**TASK REQUIREMENTS:**
Skip the pictures. Transcribe the rest of the data below without changing a word.

**DATASET SECTION:**

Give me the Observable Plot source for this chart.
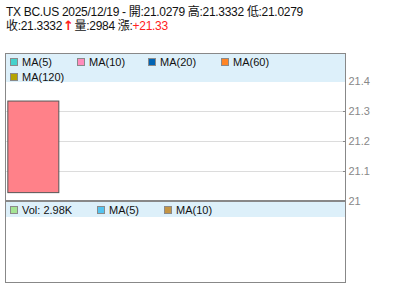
<!DOCTYPE html>
<html>
<head>
<meta charset="utf-8">
<script src="https://cdn.jsdelivr.net/npm/d3@7"></script>
<script src="https://cdn.jsdelivr.net/npm/@observablehq/plot@0.6"></script>
<style>
  html, body { margin: 0; padding: 0; background: #fff; }
  #wrap { position: relative; width: 400px; height: 301px; overflow: hidden;
          font-family: "Liberation Sans", Arial, "Noto Sans CJK TC", sans-serif; color: #111; }
  .abs { position: absolute; }
  .hdr { position: absolute; left: 6px; font-size: 12px; line-height: 14px; white-space: nowrap; letter-spacing: -0.3px; }
  .red { color: #ff2020; }
  .arrow { color: #ff2020; font-weight: bold; font-size: 13px; font-family: "DejaVu Sans", sans-serif; margin: 0 1px; }
  .item { position: absolute; font-size: 11px; line-height: 12px; white-space: nowrap; color: #111; }
  .sw { position: absolute; width: 8px; height: 8px; box-sizing: border-box; border: 1px solid #8a8a8a; }
  #plot { position: absolute; left: 0; top: 0; }
</style>
</head>
<body>
<div id="wrap"></div>
<script>
// ---- data ----
const symbol = "TX BC.US";
const dates = ["2025/12/19"];
const openV = [21.0279];
const highV = [21.3332];
const lowV = [21.0279];
const closeV = [21.3332];
const volumeV = [2984];
const changeV = [21.33];
const yTicks = [21, 21.1, 21.2, 21.3, 21.4];
const yTickLabels = ["21", "21.1", "21.2", "21.3", "21.4"];
const gridTicks = [21.1, 21.2, 21.3];
const maLabels = ["MA(5)", "MA(10)", "MA(20)", "MA(60)", "MA(120)"];
const maColors = ["#44d2cc", "#ff8cbc", "#0064b4", "#ff8424", "#b4a400"];
const volLabels = ["Vol: " + (volumeV[0] / 1000).toFixed(2) + "K", "MA(5)", "MA(10)"];
const volColors = ["#a4e494", "#54c4f0", "#c49444"];

const candles = dates.map((d, i) => ({
  i, date: d, open: openV[i], high: highV[i], low: lowV[i], close: closeV[i], volume: volumeV[i]
}));

const wrap = document.getElementById("wrap");

// ---- price panel with Plot ----
const chart = Plot.plot({
  width: 400,
  height: 301,
  marginLeft: 5,
  marginRight: 55,
  marginTop: 81,
  marginBottom: 100,
  style: { background: "transparent", fontSize: "11px", fontFamily: "Liberation Sans, Arial, sans-serif", overflow: "visible" },
  x: { type: "linear", domain: [-0.5, 5.5], axis: null },
  y: { domain: [21, 21.4], axis: null },
  marks: [
    Plot.ruleY(gridTicks, { stroke: "#dcdcdc", strokeWidth: 1 }),
    Plot.ruleX(candles, { x: "i", y1: "low", y2: "high", stroke: "#555" }),
    Plot.rect(candles, {
      x1: d => d.i - 0.45, x2: d => d.i + 0.45,
      y1: "open", y2: "close",
      fill: d => d.close >= d.open ? "#ff8189" : "#66bb66",
      stroke: "#555", strokeWidth: 1
    }),
    Plot.axisY({
      anchor: "right", ticks: yTicks, tickSize: -3, tickPadding: 6, color: "#888", fontSize: 11,
      tickFormat: d => yTickLabels[yTicks.indexOf(d)]
    })
  ]
});
chart.id = "plot";
wrap.appendChild(chart);

// ---- header ----
const h1 = document.createElement("div");
h1.className = "hdr";
h1.style.top = "5px";
h1.textContent = `${symbol} ${dates[0]} - 開:${openV[0]} 高:${highV[0]} 低:${lowV[0]}`;
wrap.appendChild(h1);

const h2 = document.createElement("div");
h2.className = "hdr";
h2.style.top = "19px";
h2.innerHTML = `收:${closeV[0]}<span class="arrow">↑</span>量:${volumeV[0]} 漲:<span class="red">+${changeV[0]}</span>`;
wrap.appendChild(h2);

// ---- frame & panels ----
function box(left, top, w, h, css) {
  const d = document.createElement("div");
  d.className = "abs";
  Object.assign(d.style, { left: left + "px", top: top + "px", width: w + "px", height: h + "px" }, css || {});
  wrap.appendChild(d);
  return d;
}
box(6, 54, 339, 28, { background: "#ddf0fa" });
box(6, 202, 339, 15, { background: "#ddf0fa" });
box(5, 200, 341, 2, { background: "#888" });
box(5, 53, 341, 230, { border: "1px solid #888", boxSizing: "border-box" });

function legendItem(x, y, color, label) {
  const s = document.createElement("div");
  s.className = "sw";
  s.style.left = x + "px";
  s.style.top = y + "px";
  s.style.background = color;
  wrap.appendChild(s);
  const t = document.createElement("div");
  t.className = "item";
  t.style.left = (x + 12) + "px";
  t.style.top = (y - 2) + "px";
  t.textContent = label;
  wrap.appendChild(t);
}
const maX = [10, 77, 148, 221, 10];
const maY = [58, 58, 58, 58, 73];
maLabels.forEach((l, k) => legendItem(maX[k], maY[k], maColors[k], l));
const volX = [10, 97, 164];
volLabels.forEach((l, k) => legendItem(volX[k], 206, volColors[k], l));
</script>
</body>
</html>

**ANSWER FOR THIS EXERCISE:**
Give me the Observable Plot source for this chart.
<!DOCTYPE html>
<html>
<head>
<meta charset="utf-8">
<script src="https://cdn.jsdelivr.net/npm/d3@7"></script>
<script src="https://cdn.jsdelivr.net/npm/@observablehq/plot@0.6"></script>
<style>
  html, body { margin: 0; padding: 0; background: #fff; }
  #wrap { position: relative; width: 400px; height: 301px; overflow: hidden;
          font-family: "Liberation Sans", Arial, "Noto Sans CJK TC", sans-serif; color: #111; }
  .abs { position: absolute; }
  .hdr { position: absolute; left: 6px; font-size: 12px; line-height: 14px; white-space: nowrap; letter-spacing: -0.3px; }
  .red { color: #ff2020; }
  .arrow { color: #ff2020; font-weight: bold; font-size: 13px; font-family: "DejaVu Sans", sans-serif; margin: 0 1px; }
  .item { position: absolute; font-size: 11px; line-height: 12px; white-space: nowrap; color: #111; }
  .sw { position: absolute; width: 8px; height: 8px; box-sizing: border-box; border: 1px solid #8a8a8a; }
  #plot { position: absolute; left: 0; top: 0; }
</style>
</head>
<body>
<div id="wrap"></div>
<script>
// ---- data ----
const symbol = "TX BC.US";
const dates = ["2025/12/19"];
const openV = [21.0279];
const highV = [21.3332];
const lowV = [21.0279];
const closeV = [21.3332];
const volumeV = [2984];
const changeV = [21.33];
const yTicks = [21, 21.1, 21.2, 21.3, 21.4];
const yTickLabels = ["21", "21.1", "21.2", "21.3", "21.4"];
const gridTicks = [21.1, 21.2, 21.3];
const maLabels = ["MA(5)", "MA(10)", "MA(20)", "MA(60)", "MA(120)"];
const maColors = ["#44d2cc", "#ff8cbc", "#0064b4", "#ff8424", "#b4a400"];
const volLabels = ["Vol: " + (volumeV[0] / 1000).toFixed(2) + "K", "MA(5)", "MA(10)"];
const volColors = ["#a4e494", "#54c4f0", "#c49444"];

const candles = dates.map((d, i) => ({
  i, date: d, open: openV[i], high: highV[i], low: lowV[i], close: closeV[i], volume: volumeV[i]
}));

const wrap = document.getElementById("wrap");

// ---- price panel with Plot ----
const chart = Plot.plot({
  width: 400,
  height: 301,
  marginLeft: 5,
  marginRight: 55,
  marginTop: 81,
  marginBottom: 100,
  style: { background: "transparent", fontSize: "11px", fontFamily: "Liberation Sans, Arial, sans-serif", overflow: "visible" },
  x: { type: "linear", domain: [-0.5, 5.5], axis: null },
  y: { domain: [21, 21.4], axis: null },
  marks: [
    Plot.ruleY(gridTicks, { stroke: "#dcdcdc", strokeWidth: 1 }),
    Plot.ruleX(candles, { x: "i", y1: "low", y2: "high", stroke: "#555" }),
    Plot.rect(candles, {
      x1: d => d.i - 0.45, x2: d => d.i + 0.45,
      y1: "open", y2: "close",
      fill: d => d.close >= d.open ? "#ff8189" : "#66bb66",
      stroke: "#555", strokeWidth: 1
    }),
    Plot.axisY({
      anchor: "right", ticks: yTicks, tickSize: -3, tickPadding: 6, color: "#888", fontSize: 11,
      tickFormat: d => yTickLabels[yTicks.indexOf(d)]
    })
  ]
});
chart.id = "plot";
wrap.appendChild(chart);

// ---- header ----
const h1 = document.createElement("div");
h1.className = "hdr";
h1.style.top = "5px";
h1.textContent = `${symbol} ${dates[0]} - 開:${openV[0]} 高:${highV[0]} 低:${lowV[0]}`;
wrap.appendChild(h1);

const h2 = document.createElement("div");
h2.className = "hdr";
h2.style.top = "19px";
h2.innerHTML = `收:${closeV[0]}<span class="arrow">↑</span>量:${volumeV[0]} 漲:<span class="red">+${changeV[0]}</span>`;
wrap.appendChild(h2);

// ---- frame & panels ----
function box(left, top, w, h, css) {
  const d = document.createElement("div");
  d.className = "abs";
  Object.assign(d.style, { left: left + "px", top: top + "px", width: w + "px", height: h + "px" }, css || {});
  wrap.appendChild(d);
  return d;
}
box(6, 54, 339, 28, { background: "#ddf0fa" });
box(6, 202, 339, 15, { background: "#ddf0fa" });
box(5, 200, 341, 2, { background: "#888" });
box(5, 53, 341, 230, { border: "1px solid #888", boxSizing: "border-box" });

function legendItem(x, y, color, label) {
  const s = document.createElement("div");
  s.className = "sw";
  s.style.left = x + "px";
  s.style.top = y + "px";
  s.style.background = color;
  wrap.appendChild(s);
  const t = document.createElement("div");
  t.className = "item";
  t.style.left = (x + 12) + "px";
  t.style.top = (y - 2) + "px";
  t.textContent = label;
  wrap.appendChild(t);
}
const maX = [10, 77, 148, 221, 10];
const maY = [58, 58, 58, 58, 73];
maLabels.forEach((l, k) => legendItem(maX[k], maY[k], maColors[k], l));
const volX = [10, 97, 164];
volLabels.forEach((l, k) => legendItem(volX[k], 206, volColors[k], l));
</script>
</body>
</html>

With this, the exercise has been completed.